The problem, in general with hashing IP addresses (especially ipv4) is that there's not that many of them.
If I tell you the value is either 1 or 2, but I hashed it with sha256 to make it secure, that's bullshit, right? You can just hash both and see which it is.
Same concept applies regardless of the hash algo, and still applies if you have more than 2 possible values, 4 billion or so possible ipv4 addresses is _not_ that many values to a computer.
Other common places this problem occurs is with any other restricted set of values, eg phone numbers and email addresses (most are at like 5 domains and are easy to guess/know).

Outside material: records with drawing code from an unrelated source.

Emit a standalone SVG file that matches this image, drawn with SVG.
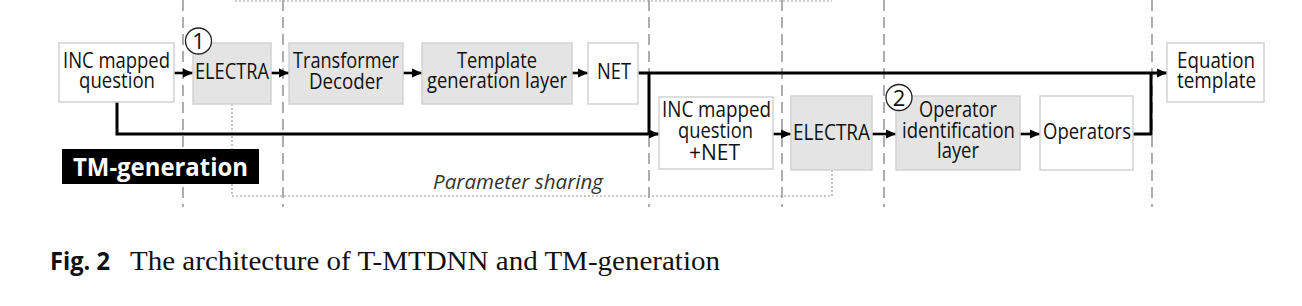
<svg xmlns="http://www.w3.org/2000/svg" width="1302" height="306" viewBox="0 0 1302 306">
<style>
.g{fill:#e4e4e4;stroke:#d2d2d2;stroke-width:1.5}
.w{fill:#fff;stroke:#d2d2d2;stroke-width:1.5}
.t{font-family:"Open Sans","Noto Sans",sans-serif;font-size:22px;fill:#111;text-anchor:middle}
.dash{stroke:#9a9a9a;stroke-width:1.6;stroke-dasharray:11 6;fill:none}
.dot{stroke:#9a9a9a;stroke-width:1.2;stroke-dasharray:2 2;fill:none}
.c{stroke:#000;stroke-width:3;fill:none}
.a{stroke:#000;stroke-width:2.6;fill:none}
.num{fill:#fff;stroke:#222;stroke-width:1.3}
</style>
<defs>
<marker id="ah" markerUnits="userSpaceOnUse" markerWidth="10" markerHeight="10" viewBox="0 0 10 10" refX="10" refY="5" orient="auto">
<path d="M0,0.5 L10,5 L0,9.5 Z" fill="#000"/>
</marker>
</defs>
<rect width="1302" height="306" fill="#fff"/>

<g id="guides">
<line class="dash" x1="183" y1="0" x2="183" y2="207"/>
<line class="dash" x1="283" y1="0" x2="283" y2="207"/>
<line class="dash" x1="649" y1="0" x2="649" y2="207"/>
<line class="dash" x1="782" y1="0" x2="782" y2="207"/>
<line class="dash" x1="884" y1="0" x2="884" y2="207"/>
<line class="dash" x1="1152" y1="0" x2="1152" y2="207"/>
<line class="dot" x1="235" y1="1" x2="832" y2="1"/>
<path class="dot" d="M232,104 V196 H832 V170"/>
</g>

<g id="connectors">
<line class="a" x1="174" y1="73" x2="193" y2="73" marker-end="url(#ah)"/>
<line class="a" x1="271" y1="73" x2="289" y2="73" marker-end="url(#ah)"/>
<line class="a" x1="403" y1="73" x2="422" y2="73" marker-end="url(#ah)"/>
<line class="a" x1="572" y1="73" x2="588" y2="73" marker-end="url(#ah)"/>
<line class="c" x1="638" y1="73" x2="1167" y2="73" marker-end="url(#ah)"/>
<path class="c" d="M649,73 V134"/>
<path class="c" d="M117,102 V134 H659" marker-end="url(#ah)"/>
<line class="a" x1="773" y1="134" x2="791" y2="134" marker-end="url(#ah)"/>
<line class="a" x1="872" y1="134" x2="896" y2="134" marker-end="url(#ah)"/>
<line class="a" x1="1020" y1="134" x2="1040" y2="134" marker-end="url(#ah)"/>
<path class="c" d="M1133,134 H1151 V73"/>
</g>

<g id="n-question">
<rect class="w" x="59" y="43" width="115" height="59"/>
<text class="t" x="116.5" y="68" textLength="107" lengthAdjust="spacingAndGlyphs">INC mapped</text>
<text class="t" x="117" y="88" textLength="76" lengthAdjust="spacingAndGlyphs">question</text>
</g>
<g id="n-electra1">
<rect class="g" x="193" y="43" width="78" height="61"/>
<text class="t" x="232" y="79" textLength="74" lengthAdjust="spacingAndGlyphs">ELECTRA</text>
</g>
<g id="n-mark1">
<circle class="num" cx="198.5" cy="41" r="13"/>
<text class="t" x="198.5" y="49" font-size="21">1</text>
</g>
<g id="n-decoder">
<rect class="g" x="289" y="43" width="114" height="61"/>
<text class="t" x="346" y="68" textLength="106" lengthAdjust="spacingAndGlyphs">Transformer</text>
<text class="t" x="346" y="89" textLength="74" lengthAdjust="spacingAndGlyphs">Decoder</text>
</g>
<g id="n-template-layer">
<rect class="g" x="422" y="43" width="150" height="61"/>
<text class="t" x="497" y="68" textLength="80" lengthAdjust="spacingAndGlyphs">Template</text>
<text class="t" x="497" y="88" textLength="140" lengthAdjust="spacingAndGlyphs">generation layer</text>
</g>
<g id="n-net">
<rect class="w" x="588" y="43" width="50" height="61"/>
<text class="t" x="614" y="79" textLength="34" lengthAdjust="spacingAndGlyphs">NET</text>
</g>
<g id="n-question-net">
<rect class="w" x="659" y="97" width="114" height="72"/>
<text class="t" x="716.5" y="117" textLength="109" lengthAdjust="spacingAndGlyphs">INC mapped</text>
<text class="t" x="715.5" y="138" textLength="75" lengthAdjust="spacingAndGlyphs">question</text>
<text class="t" x="714.5" y="160" textLength="51" lengthAdjust="spacingAndGlyphs">+NET</text>
</g>
<g id="n-electra2">
<rect class="g" x="791" y="96" width="81" height="74"/>
<text class="t" x="831.5" y="140" textLength="77" lengthAdjust="spacingAndGlyphs">ELECTRA</text>
</g>
<g id="n-operator-layer">
<rect class="g" x="896" y="96" width="124" height="74"/>
<text class="t" x="958" y="117" textLength="78" lengthAdjust="spacingAndGlyphs">Operator</text>
<text class="t" x="958.5" y="138" textLength="113" lengthAdjust="spacingAndGlyphs">identification</text>
<text class="t" x="958" y="158" textLength="42" lengthAdjust="spacingAndGlyphs">layer</text>
</g>
<g id="n-mark2">
<circle class="num" cx="899" cy="97.5" r="13"/>
<text class="t" x="899" y="105.5" font-size="21">2</text>
</g>
<g id="n-operators">
<rect class="w" x="1040" y="96" width="93" height="74"/>
<text class="t" x="1087" y="139" textLength="88" lengthAdjust="spacingAndGlyphs">Operators</text>
</g>
<g id="n-equation">
<rect class="w" x="1167" y="43" width="97" height="59"/>
<text class="t" x="1216" y="68" textLength="78" lengthAdjust="spacingAndGlyphs">Equation</text>
<text class="t" x="1216.5" y="88" textLength="79" lengthAdjust="spacingAndGlyphs">template</text>
</g>
<g id="n-tm-generation">
<rect x="62" y="149" width="197" height="35" fill="#000"/>
<text x="160.5" y="176" font-family="'Open Sans','Noto Sans',sans-serif" font-weight="bold" font-size="25" fill="#fff" text-anchor="middle" textLength="175" lengthAdjust="spacingAndGlyphs">TM-generation</text>
</g>
<g id="n-param">
<text x="518" y="189" font-family="'Open Sans','Noto Sans',sans-serif" font-style="italic" font-size="20" fill="#333" text-anchor="middle" textLength="170" lengthAdjust="spacingAndGlyphs">Parameter sharing</text>
</g>
<g id="caption">
<text x="50" y="270" font-family="'Open Sans','Noto Sans',sans-serif" font-weight="bold" font-size="25" fill="#111" textLength="60" lengthAdjust="spacingAndGlyphs">Fig. 2</text>
<text x="130" y="270" font-family="'Liberation Serif',serif" font-size="28" fill="#111" textLength="590" lengthAdjust="spacingAndGlyphs">The architecture of T-MTDNN and TM-generation</text>
</g>
</svg>
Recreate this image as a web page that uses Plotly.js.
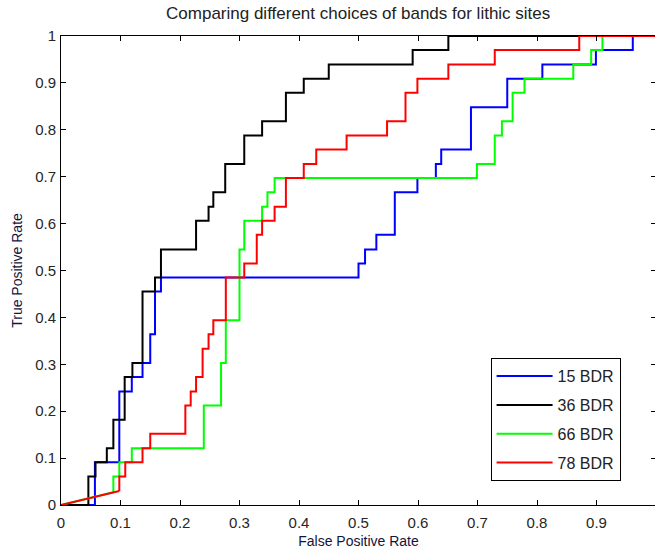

As a side consideration, according to the varying opinions in response to this question it’s not really clear what constitutes PII (personally identifying information).
When I researched this topic it was strange to me that no one seems to agree. Is it just arm-chair internet answers? Or is it actually that the letter of the law is actually ambiguous? What are the real world consequences of using this when it’s possible it violates GDPR? Or, what are the chances there would be consequences?
PII in the general public's definition is a name, address etc. The confusion in these discussions comes from European regulations defining browsing behaviour as personal data, which makes GDPR applicable to it. Even if that browsing behaviour data is in layman's terms anonymous "and thus not PII" it is considered personal data under EU rules.